While the current bear market is longer than most, it is still nonetheless a risk for investors wondering whether the current rally is really the beginning of the end of the downturn, or merely the prelude to a nasty sell-off ahead, with new lows plumbed.
No-one knows for sure of course, but the current rally has remained more robust than perhaps most would have expected. We can see this if we look at the median behavior of the S&P in a bear-market rally (here defined as an at least 15% counter-trend rally within a bear market).
As the chart below shows, the S&P is diverging further away from historical bear-market rallies.

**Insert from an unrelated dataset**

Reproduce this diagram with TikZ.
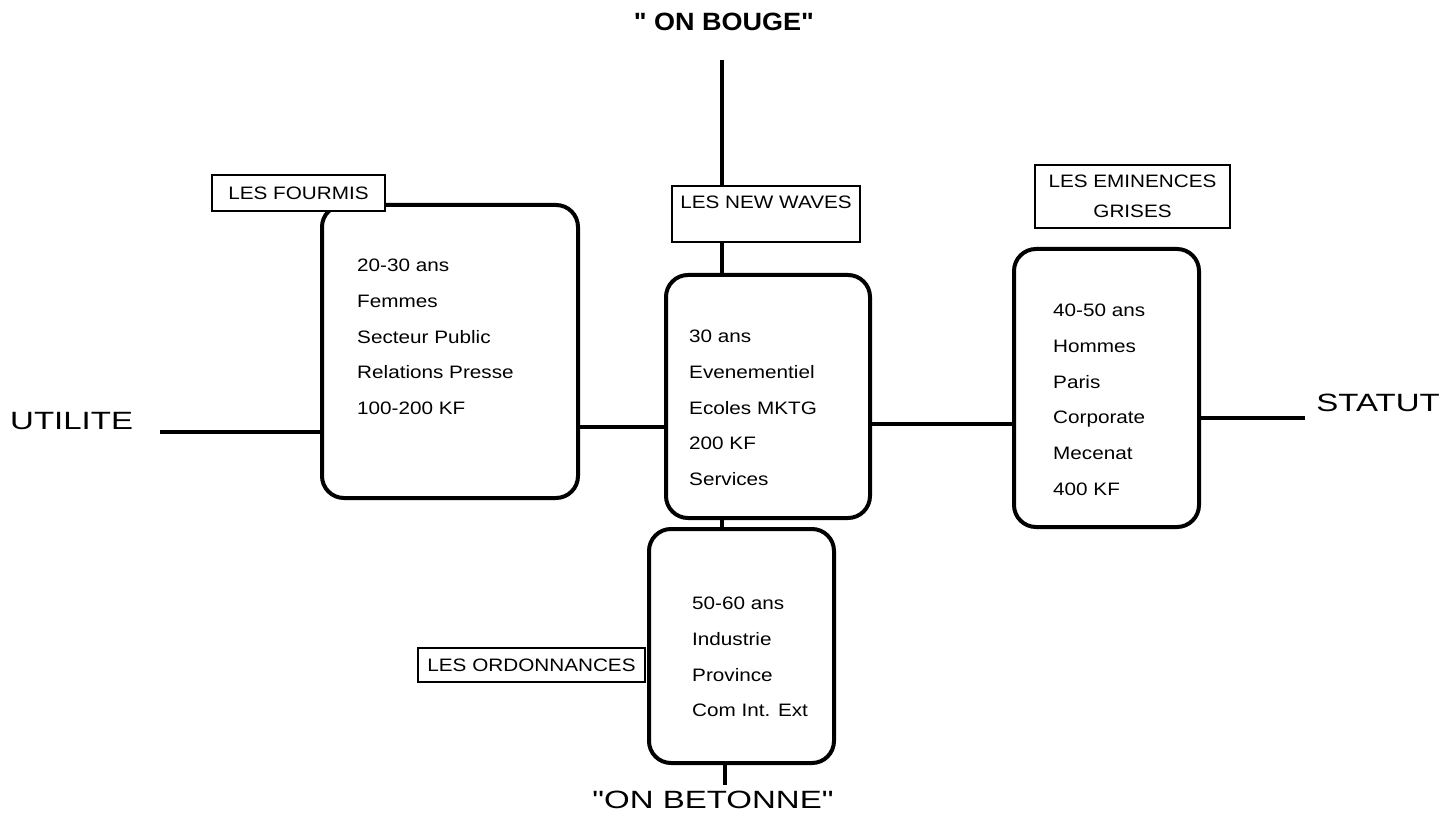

It is even more apparent when we look at the Nasdaq, with the recent AI-catalyzed rally taking the index well above its historical bear-market rally range.
Of course, this is a bit like looking for white swans to prove black ones don’t exist: it would only take one abrupt sell-off to confirm this is a bear-market rally.
A debt-ceiling resolution is one of the biggest short-term risks facing stocks, as the resulting increase in Treasury issuance would wick liquidity out of the system, leaving the equity market vulnerable to potentially sharp downside.
But it would also be remiss not to pay attention to the recent constructive price action, and the increasing right-tail risks from underweight investors and speculators chasing the market higher.
We shouldn’t forget that in addition to the adage that bull markets are born on pessimism, they can also be born on optimism, even if it is misplaced. Price often creates its own reality.